Implications for Investors

Meta stock has materially de-rated throughout this saga. Over the past three years the stock has hovered around 20x earnings on a forward basis, peaking at 28x in mid-2020, with a trough of 14x at the Covid bottom in March 2020.

Today, the stock is at a paltry 12x forward earnings, its lowest valuation ever.

It’s a shame that Meta spent so much money acquiring shares at higher valuations. The optimism that 2021’s growth rate would persist and IDFA wouldn’t be much of a headwind led to record levels of buyback activity in Q4 of last year, just before the 50 percent drop in the stock price:

For investors, though, what matters is the future.

And here, the picture is complicated.

Meta will likely keep spending at least $12 billion per year in its Reality Labs, and losing similar amounts, for the foreseeable future. Zuck doesn’t envision its AR and VR headsets to become meaningful revenue contributors until the 2030s. He has, however, committed to keep growing the company’s overall profitability.

But how quickly will that profitability grow? While Facebook and Instagram continue to have engagement levels higher than pre-pandemic days, and its user base continues to grow overall—incredibly, given that Meta reported nearly 3 billion MAUs last quarter—there is a huge number of challenges facing the company:

  • Increased regulatory headwinds – how serious will DMA’s impact be?
  • Will Apple continue to tighten the ad-targeting noose with iOS 15/16?
  • How long will it take for Reels to monetize at Feed levels?
  • Will TikTok’s threat to engagement continue to grow?
  • How many quarters, or years, will it take for Meta to recover the lost signal for ad targeting?

While 12x earnings feels low, it also seems appropriate for a company facing so many challenges, in a state of perpetual turnaround.
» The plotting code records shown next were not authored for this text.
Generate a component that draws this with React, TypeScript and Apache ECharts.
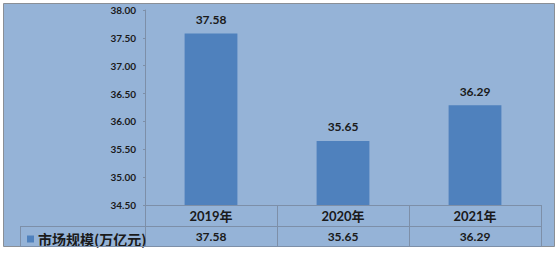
import React, { useEffect, useRef } from "react";
import * as echarts from "echarts";

const categories = ["2019年", "2020年", "2021年"];
const values = [37.58, 35.65, 36.29];
const seriesName = "市场规模(万亿元)";
const yMin = 34.5;
const yMax = 38;
const yInterval = 0.5;

export default function App() {
  const ref = useRef<HTMLDivElement>(null);
  useEffect(() => {
    document.body.style.margin = "0";
    const chart = echarts.init(ref.current!, undefined, { renderer: "svg" });
    const lineColor = "#7d8fa8";
    const textColor = "#1a1a1a";
    const font = "Lato, 'Noto Sans CJK SC', sans-serif";
    chart.setOption({
      animation: false,
      backgroundColor: "#ffffff",
      graphic: [
        {
          type: "rect",
          z: -10,
          shape: { x: 3.5, y: 3.5, width: 551, height: 243 },
          style: { fill: "#95b3d7", stroke: "#8a8f96", lineWidth: 1 },
        },
        {
          type: "line",
          z: 10,
          shape: { x1: 20, y1: 226.5, x2: 541.5, y2: 226.5 },
          style: { stroke: lineColor, lineWidth: 1 },
        },
        {
          type: "line",
          z: 10,
          shape: { x1: 20, y1: 246.5, x2: 541.5, y2: 246.5 },
          style: { stroke: lineColor, lineWidth: 1 },
        },
        {
          type: "line",
          z: 10,
          shape: { x1: 20.5, y1: 226.5, x2: 20.5, y2: 246.5 },
          style: { stroke: lineColor, lineWidth: 1 },
        },
      ],
      legend: {
        left: 22,
        top: 227,
        itemWidth: 7,
        itemHeight: 7,
        itemGap: 4,
        icon: "rect",
        textStyle: { fontSize: 14, fontWeight: "bold", color: textColor, fontFamily: "'Noto Sans CJK SC', sans-serif", padding: [0, 0, 0, -1] },
        data: [seriesName],
      },
      grid: { left: 145, right: 18, top: 10, bottom: 48 },
      xAxis: [
        {
          type: "category",
          data: categories,
          position: "bottom",
          axisLine: { show: true, lineStyle: { color: lineColor } },
          axisTick: { show: true, length: 41, interval: 0, lineStyle: { color: lineColor } },
          axisLabel: { margin: 4, fontSize: 13, fontWeight: "bold", color: textColor, fontFamily: font },
        },
        {
          type: "category",
          data: values.map((v) => v.toFixed(2)),
          position: "bottom",
          offset: 21,
          axisLine: { show: false },
          axisTick: { show: false },
          axisLabel: { margin: 4, fontSize: 12, fontWeight: "bold", color: textColor, fontFamily: font },
        },
      ],
      yAxis: {
        type: "value",
        min: yMin,
        max: yMax,
        interval: yInterval,
        axisLine: { show: true, lineStyle: { color: lineColor } },
        axisTick: { show: true, length: 2, lineStyle: { color: lineColor } },
        splitLine: { show: false },
        axisLabel: {
          margin: 9,
          fontSize: 10,
          fontWeight: "bold",
          color: textColor,
          fontFamily: font,
          formatter: (v: number) => v.toFixed(2),
        },
      },
      series: [
        {
          name: seriesName,
          type: "bar",
          xAxisIndex: 0,
          data: values,
          barWidth: "40%",
          itemStyle: { color: "#4f81bd" },
          label: {
            show: true,
            position: "top",
            distance: 8,
            fontSize: 12,
            fontWeight: "bold",
            color: textColor,
            fontFamily: font,
            formatter: (p: any) => Number(p.value).toFixed(2),
          },
        },
      ],
    });
    return () => chart.dispose();
  }, []);
  return <div ref={ref} style={{ position: "fixed", left: 0, top: 0, width: 559, height: 253 }} />;
}
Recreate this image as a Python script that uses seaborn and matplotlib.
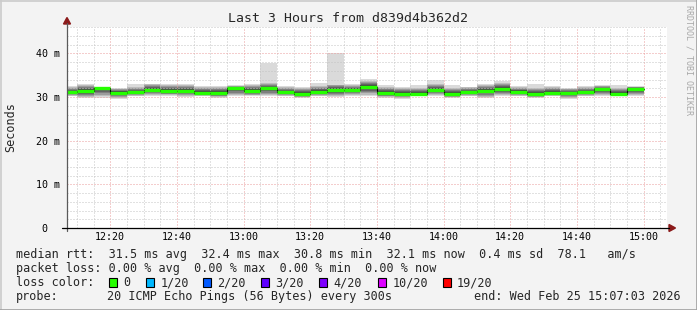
import numpy as np
import pandas as pd
import matplotlib
matplotlib.use("Agg")
import matplotlib.pyplot as plt
import seaborn as sns
from matplotlib.lines import Line2D
from matplotlib.patches import Rectangle, Polygon
from matplotlib.ticker import MultipleLocator

# ---------------- data ----------------
# 5-minute bins, bin end time in minutes after 12:00 (12:10 ... 15:00)
bin_end = list(range(10, 181, 5))
# median RTT per bin (ms)
median_ms = [31.1, 31.4, 32.1, 31.0, 31.1, 31.7, 31.5, 31.5, 31.0,
             31.0, 32.0, 31.4, 32.0, 31.1, 30.8, 31.2, 31.6,
             31.7, 32.3, 31.0, 30.8, 30.8, 31.7, 30.8, 31.1, 31.5,
             31.9, 31.2, 30.8, 31.0, 30.9, 31.1, 31.8, 30.8, 31.9]
# highest ping per bin (ms)
max_ms = [32.5, 32.9, 32.4, 32.1, 32.9, 33.1, 32.9, 32.9, 32.5,
          32.5, 32.7, 33.0, 37.9, 32.5, 32.4, 33.3, 40.2,
          32.9, 34.2, 32.7, 32.4, 32.7, 33.8, 32.7, 32.4, 32.9,
          33.7, 32.5, 32.9, 32.5, 32.1, 32.5, 32.7, 32.7, 32.5]
# lowest ping per bin (ms)
min_ms = [30.2, 29.8, 29.8, 29.6, 30.2, 30.2, 30.2, 30.0, 30.2,
          29.8, 30.2, 30.2, 30.2, 30.2, 29.8, 30.2, 30.0,
          30.2, 30.2, 29.8, 29.6, 30.2, 30.2, 29.8, 30.2, 29.8,
          30.2, 30.2, 29.8, 30.2, 29.6, 30.2, 30.2, 30.2, 30.2]

xtick_pos = [20, 40, 60, 80, 100, 120, 140, 160, 180]
xtick_labels = ["12:20", "12:40", "13:00", "13:20", "13:40", "14:00", "14:20", "14:40", "15:00"]
ytick_pos = [0, 10, 20, 30, 40]
ytick_labels = ["0  ", "10 m", "20 m", "30 m", "40 m"]

title = "Last 3 Hours from d839d4b362d2"
row_rtt = "median rtt:  31.5 ms avg  32.4 ms max  30.8 ms min  32.1 ms now  0.4 ms sd  78.1   am/s"
row_loss = "packet loss: 0.00 % avg  0.00 % max  0.00 % min  0.00 % now"
loss_names = ["0", "1/20", "2/20", "3/20", "4/20", "10/20", "19/20"]
loss_colors = ["#26ff00", "#00b8ff", "#0059ff", "#5e00ff", "#7e00ff", "#dd00ff", "#ff0000"]
probe_text = "20 ICMP Echo Pings (56 Bytes) every 300s"
end_text = "end: Wed Feb 25 15:07:03 2026"

# ---------------- figure ----------------
W, H = 697, 310
sns.set_theme(style="white")
plt.rcParams['font.family'] = ['DejaVu Sans Mono', 'DejaVu Sans']

fig = plt.figure(figsize=(W / 100, H / 100), dpi=100, facecolor='#f3f3f3')


def fx(px):
    return px / W


def fy(py):
    return 1 - py / H


ax = fig.add_axes([fx(67), fy(228), 600 / W, 201 / H])
ax.set_facecolor('white')
for s in ax.spines.values():
    s.set_visible(False)

ends = np.array(bin_end, dtype=float)
starts = ends - 5
med = np.array(median_ms)
hi = np.array(max_ms)
lo = np.array(min_ms)

# smoke: nested grey bands, darker towards the median
hic = np.minimum(hi, med + 1.5)
levels = [(1.0, '#dadada'), (0.85, '#bcbcbc'), (0.7, '#9c9c9c'),
          (0.55, '#7e7e7e'), (0.4, '#626262'), (0.25, '#464646')]
for f, c in levels:
    top = hi if f == 1.0 else med + f * (hic - med)
    bot = med - f * (med - lo)
    ax.bar(starts, top - bot, bottom=bot, width=5, align='edge',
           color=c, linewidth=0, zorder=2)

# median: black step connector + green level segments
df = pd.DataFrame({'t': np.concatenate([[starts[0]], ends]),
                   'rtt': np.concatenate([[med[0]], med])})
sns.lineplot(data=df, x='t', y='rtt', drawstyle='steps-pre', color='black',
             lw=0.8, ax=ax, zorder=3)
ax.hlines(med, starts, ends, colors=loss_colors[0], lw=2.4, zorder=4)

ax.set_xlim(7.05, 187.05)
ax.set_ylim(0, 46.05)
ax.set_xlabel('')
ax.set_ylabel('')

ax.set_xticks(xtick_pos)
ax.set_xticklabels(xtick_labels)
ax.set_yticks(ytick_pos)
ax.set_yticklabels(ytick_labels)
ax.xaxis.set_minor_locator(MultipleLocator(5))
ax.yaxis.set_minor_locator(MultipleLocator(2))
ax.tick_params(axis='both', which='both', length=0, labelsize=7.2, colors='#000000')
ax.tick_params(axis='x', pad=3.2)
ax.tick_params(axis='y', pad=5)
ax.set_axisbelow(False)
ax.grid(which='minor', color='#c4c4c4', lw=0.72, ls=(0, (1, 2)))
ax.grid(which='major', color='#eb9c9c', lw=0.72, ls=(0, (1, 2)))

# axis lines with arrows
fig.add_artist(Line2D([fx(67), fx(67)], [fy(231), fy(23)], color='#5a5a5a', lw=0.9))
fig.add_artist(Line2D([fx(62), fx(669)], [fy(228), fy(228)], color='#000000', lw=0.9))
fig.add_artist(Polygon([[fx(63.5), fy(24)], [fx(70.5), fy(24)], [fx(67), fy(17.5)]],
                       closed=True, color='#8b1a1a', transform=fig.transFigure))
fig.add_artist(Polygon([[fx(669), fy(224.5)], [fx(669), fy(231.5)], [fx(675.5), fy(228)]],
                       closed=True, color='#8b1a1a', transform=fig.transFigure))

# frame shading
fig.add_artist(Line2D([0, 1], [fy(0.5), fy(0.5)], color='#cbcbcb', lw=1.2))
fig.add_artist(Line2D([fx(0.5), fx(0.5)], [0, 1], color='#cbcbcb', lw=1.2))
fig.add_artist(Line2D([0, 1], [fy(309.5), fy(309.5)], color='#a0a0a0', lw=1.2))
fig.add_artist(Line2D([fx(696.5), fx(696.5)], [0, 1], color='#a0a0a0', lw=1.2))

# texts
fig.text(fx(348), fy(19), title, ha='center', va='center', fontsize=9.5)
fig.text(fx(11), fy(127), "Seconds", ha='center', va='center', rotation=90, fontsize=8.5)
fig.text(fx(688.5), fy(5), "RRDTOOL / TOBI OETIKER", ha='center', va='top',
         rotation=-90, fontsize=6, color='#a8a8a8')

fs = 8.5
fig.text(fx(16), fy(254.5), row_rtt, ha='left', va='center', fontsize=fs)
fig.text(fx(16), fy(268.5), row_loss, ha='left', va='center', fontsize=fs)
fig.text(fx(16), fy(282.5), "loss color:", ha='left', va='center', fontsize=fs)
sq_x = [108.7, 145.7, 203, 261, 319, 378, 442.5]
for x0, name, col in zip(sq_x, loss_names, loss_colors):
    fig.add_artist(Rectangle((fx(x0), fy(286.5)), 8 / W, 8.5 / H, transform=fig.transFigure,
                             facecolor=col, edgecolor='black', lw=0.8))
    fig.text(fx(x0 + 14.5), fy(282.5), name, ha='left', va='center', fontsize=fs)
fig.text(fx(16), fy(296.5), "probe:", ha='left', va='center', fontsize=fs)
fig.text(fx(107.3), fy(296.5), probe_text, ha='left', va='center', fontsize=fs)
fig.text(fx(681), fy(296.5), end_text, ha='right', va='center', fontsize=fs)

fig.savefig("out.png", dpi=100, facecolor=fig.get_facecolor())
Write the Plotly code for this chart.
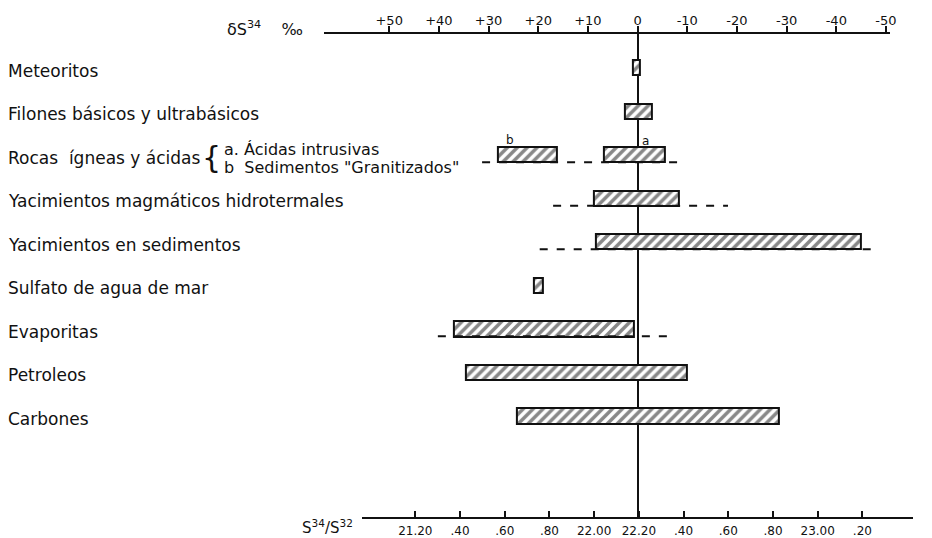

Companies with very predictable earnings streams should, in theory, trade at higher multiples. Meta, on the other hand, is engaged in a never-ending game of whack-a-mole.

It is possible Meta will have a lid on its multiple until it can prove to be the steady grower it was previously.

This would be the bear case.

The bull case would be that Meta continues to have a strong balance sheet and enormous free cash flows (it generated nearly $40 billion last year and is expected to generate over $24 billion in the coming year).

If Zuck and Cox are successful in their exhortations for better and more ruthless execution, it’s not out of the realm of possibility that Meta fixes its issues more quickly than expected. Given the low entry multiple, if earnings grew in the mid-teens, the total return on the stock, long-term, would be over twenty percent compounded (assuming the multiple didn’t go even lower).

There’s not much to be done about Apple and regulators, but there’s a strong case to be made for banning TikTok.

With voting control of the company he co-founded, it’s on Zuck to prove he can get back on his streak of winning bets.